An apparatus to determine coefficients of friction is shown above. The box is slowly rotated counterclockwise. When the box makes an angle $$\theta$$ with the horizontal, the block of mass m just starts to slide, and at this instant the box is stopped from rotating. Thus at angle $$\theta$$, the block slides a distance d, hits the spring of force constant k, and compresses the spring a distance x before coming to rest. In terms of the given quantities, derive an expression for each of the following:

$$\Delta$$E, the loss in total mechanical energy of the block‑spring system from the start of the block down the incline to the moment at which it comes to rest on the compressed spring.

## Homework Equations

potential energy due to gravity: mgh or mg(x+d)sin($$\theta$$)
potential energy due to the spring: .5*k*x2

## The Attempt at a Solution

The answer given is: $$\Delta$$E = mg(d+x)sin(theta) - 1/2*k*x2

All I don't understand are the signs. Does not $$\Delta$$E = Efinal - Einitial? (in other words, the change is always final minus initial)

If that is the case, $$\Delta$$E = 1/2*k*x2 - mg(x+d)sin($$\theta$$).

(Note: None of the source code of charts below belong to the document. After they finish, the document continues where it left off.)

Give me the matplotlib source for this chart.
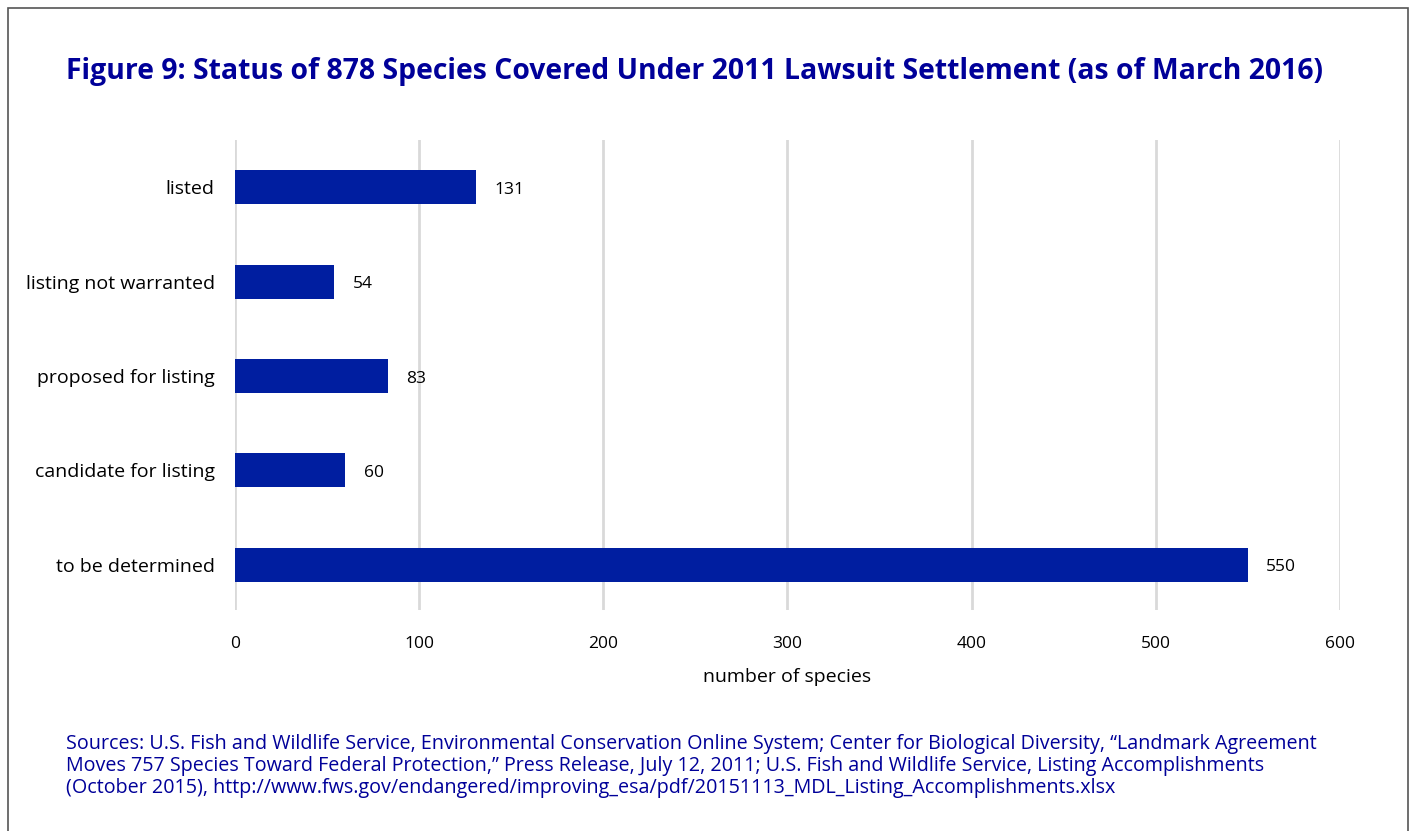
import matplotlib.pyplot as plt
from matplotlib.patches import Rectangle

categories = ['listed', 'listing not warranted', 'proposed for listing',
              'candidate for listing', 'to be determined']
counts = [131, 54, 83, 60, 550]
xticks = [0, 100, 200, 300, 400, 500, 600]

title = 'Figure 9: Status of 878 Species Covered Under 2011 Lawsuit Settlement (as of March 2016)'
sources = ('Sources: U.S. Fish and Wildlife Service, Environmental Conservation Online System; '
           'Center for Biological Diversity, \u201cLandmark Agreement\n'
           'Moves 757 Species Toward Federal Protection,\u201d Press Release, July 12, 2011; '
           'U.S. Fish and Wildlife Service, Listing Accomplishments\n'
           '(October 2015), http://www.fws.gov/endangered/improving_esa/pdf/'
           '20151113_MDL_Listing_Accomplishments.xlsx')

plt.rcParams['font.family'] = ['Open Sans', 'DejaVu Sans']
navy = '#000099'
barcol = '#001ea0'

fig = plt.figure(figsize=(14.13, 8.31), dpi=100)
ax = fig.add_axes([0.1663, 0.266, 0.782, 0.5655])

# frame round the whole figure
fig.patches.append(Rectangle((8 / 1413, -0.01), 1400 / 1413, 1 - 8 / 831 + 0.01,
                             transform=fig.transFigure, fill=False,
                             edgecolor='#555555', linewidth=1.2))

ypos = list(range(len(categories)))
ax.barh(ypos, counts, height=0.36, color=barcol, zorder=3)
for y, v in zip(ypos, counts):
    ax.text(v + 10, y + 0.03, str(v), va='center', ha='left', fontsize=12.5, color='black')

ax.set_xlim(0, 600)
ax.set_ylim(4.48, -0.5)
ax.set_xticks(xticks)
ax.set_yticks(ypos)
ax.set_yticklabels(categories, fontsize=14)
ax.tick_params(axis='x', length=0, pad=19, labelsize=12.5)
ax.tick_params(axis='y', length=0, pad=14.5)
ax.grid(axis='x', color='#d9d9d9', linewidth=2, zorder=0)
for s in ax.spines.values():
    s.set_visible(False)
ax.set_xlabel('number of species', fontsize=14, labelpad=11, color='black')

fig.text(66 / 1413, 1 - 72 / 831, title, fontsize=20.4, fontweight='bold',
         color=navy, va='center', ha='left')
fig.text(66 / 1413, 1 - 734 / 831, sources, fontsize=14.2, color=navy,
         va='top', ha='left', linespacing=1.12)

fig.savefig('out.png', dpi=100)
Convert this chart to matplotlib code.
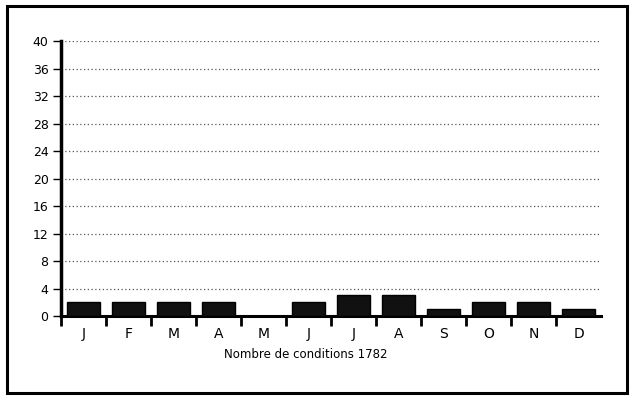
import numpy as np
import matplotlib
matplotlib.use("Agg")
import matplotlib.pyplot as plt
from matplotlib.patches import Rectangle

# ---------- Data ----------
months = ["J", "F", "M", "A", "M", "J", "J", "A", "S", "O", "N", "D"]
counts = [2, 2, 2, 2, 0, 2, 3, 3, 1, 2, 2, 1]
yticks = list(range(0, 41, 4))
xlabel = "Nombre de conditions 1782"

plt.rcParams["font.family"] = ["DejaVu Sans"]

fig = plt.figure(figsize=(6.3, 3.96), dpi=100)
ax = fig.add_axes([0.097, 0.202, 0.857, 0.694])

# outer frame around the whole chart
fig.patches.append(Rectangle((0.011, 0.008), 0.984, 0.977, transform=fig.transFigure,
                             fill=False, edgecolor="black", linewidth=2.2))

x = np.arange(len(months))
ax.bar(x + 0.5, counts, width=0.72, color="#111111", edgecolor="black", zorder=3)

ax.set_xlim(0, len(months))
ax.set_ylim(0, 40)

# dotted horizontal grid
for v in yticks[1:]:
    ax.axhline(v, color="#555555", linestyle=(0, (1, 2)), linewidth=0.9, zorder=1)

ax.set_yticks(yticks)
ax.tick_params(axis="y", direction="out", length=6, width=1, labelsize=9, pad=3)

# ticks at month boundaries (none at the far right), labels in the middle
ax.set_xticks(np.arange(len(months)))
ax.set_xticklabels([])
ax.set_xticks(x + 0.5, minor=True)
ax.set_xticklabels(months, minor=True, fontsize=10)
ax.tick_params(axis="x", which="major", direction="out", length=7, width=2)
ax.tick_params(axis="x", which="minor", length=0, pad=8)

for s in ["top", "right"]:
    ax.spines[s].set_visible(False)
ax.spines["left"].set_linewidth(2.5)
ax.spines["bottom"].set_linewidth(2.2)

fig.text(0.486, 0.106, xlabel, ha="center", va="center", fontsize=8.5)

fig.savefig("out.png", dpi=100)
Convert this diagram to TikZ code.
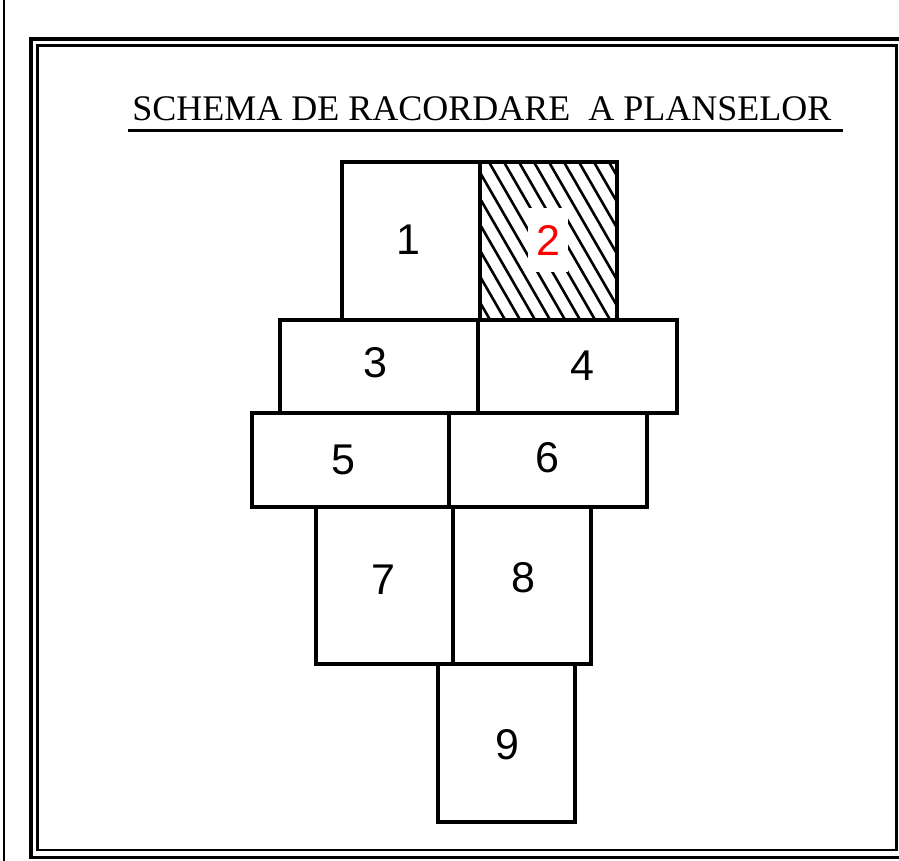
\documentclass[tikz,border=0pt]{standalone}
\usepackage{fontspec}
\newfontfamily\titlefont{Liberation Serif}
\newfontfamily\numfont{Liberation Sans}
\begin{document}
\begin{tikzpicture}[x=1pt,y=-1pt,
  sheet/.style={line width=3.3pt},
  hatchline/.style={line width=2.6pt},
  numlabel/.style={inner sep=0pt,font=\numfont\fontsize{43}{48}\selectfont},
  frameouter/.style={line width=3.5pt},
  frameinner/.style={line width=2.8pt}]
\useasboundingbox (0,0) rectangle (899,860);
% page frames
\draw[line width=1.2pt] (4,-5) -- (4,865);
\draw[frameouter] (31,39) rectangle (910,857.5);
\draw[frameinner] (37.5,45.5) rectangle (896.5,850);
% title
\node[anchor=base,inner sep=0pt,font=\titlefont\fontsize{36}{40}\selectfont] (title) at (482,120) {SCHEMA DE RACORDARE\ \ A PLANSELOR};
\draw[line width=3pt] ([xshift=-4pt,yshift=-10pt]title.base west) -- ([xshift=11pt,yshift=-10pt]title.base east);
% hatching of sheet 2
\begin{scope}
  \clip (480,162) rectangle (617,320);
  \foreach \i in {-8,...,10}{
    \draw[hatchline] (482+15*\i,150) -- ++(100,173.2);
  }
\end{scope}
\node[numlabel,fill=white,minimum width=40pt,minimum height=64pt,text=red] (n2) at (548,240) {2};
% sheets
\draw[sheet] (342,162) rectangle (480,320);
\draw[sheet] (480,162) rectangle (617,320);
\draw[sheet] (280,320) rectangle (478,413);
\draw[sheet] (478,320) rectangle (677,413);
\draw[sheet] (252,413) rectangle (449,507);
\draw[sheet] (449,413) rectangle (647,507);
\draw[sheet] (316,507) rectangle (453,664);
\draw[sheet] (453,507) rectangle (591,664);
\draw[sheet] (438,664) rectangle (575,822);
% labels
\node[numlabel] (n1) at (408,240) {1};
\node[numlabel] (n3) at (375,363) {3};
\node[numlabel] (n4) at (582,366) {4};
\node[numlabel] (n5) at (343,460) {5};
\node[numlabel] (n6) at (547,458) {6};
\node[numlabel] (n7) at (383,580) {7};
\node[numlabel] (n8) at (523,578) {8};
\node[numlabel] (n9) at (507,745) {9};
\end{tikzpicture}
\end{document}
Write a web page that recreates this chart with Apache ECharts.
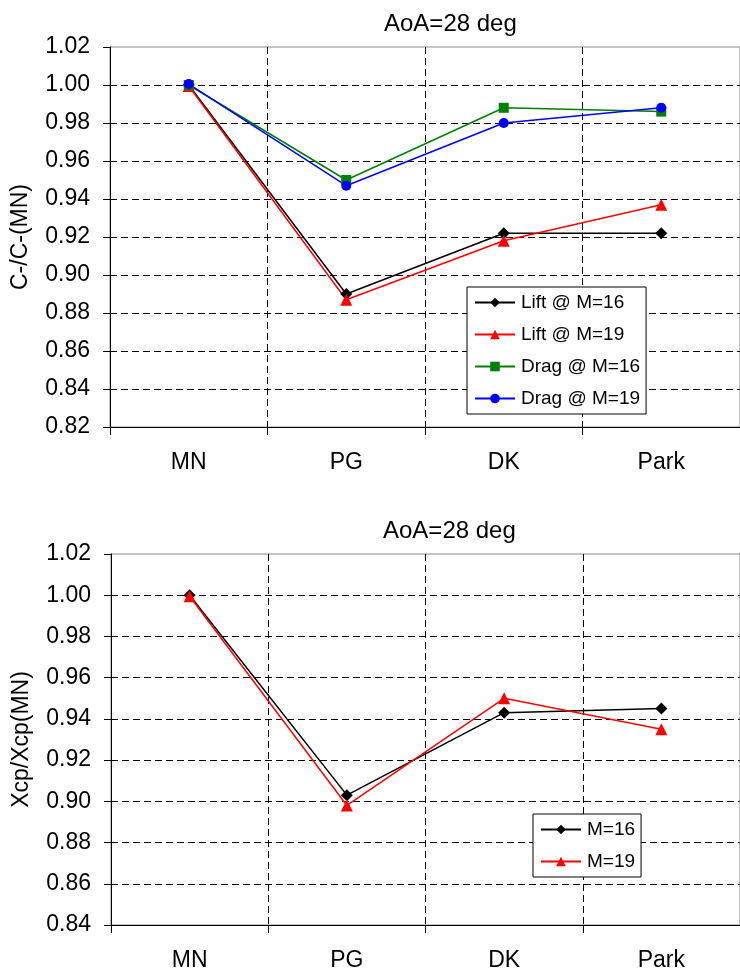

Help is greatly appreciated.

Last edited by a moderator:
The problem asks for "the loss in total mechanical energy of the block‑spring system".

The gravitational potential is decreasing (hence + loss, or - gain), but the spring is being compressed, to it's mechanical energy is increasing (- loss, or + gain). The difference between the two, the loss, is dissipated by friction.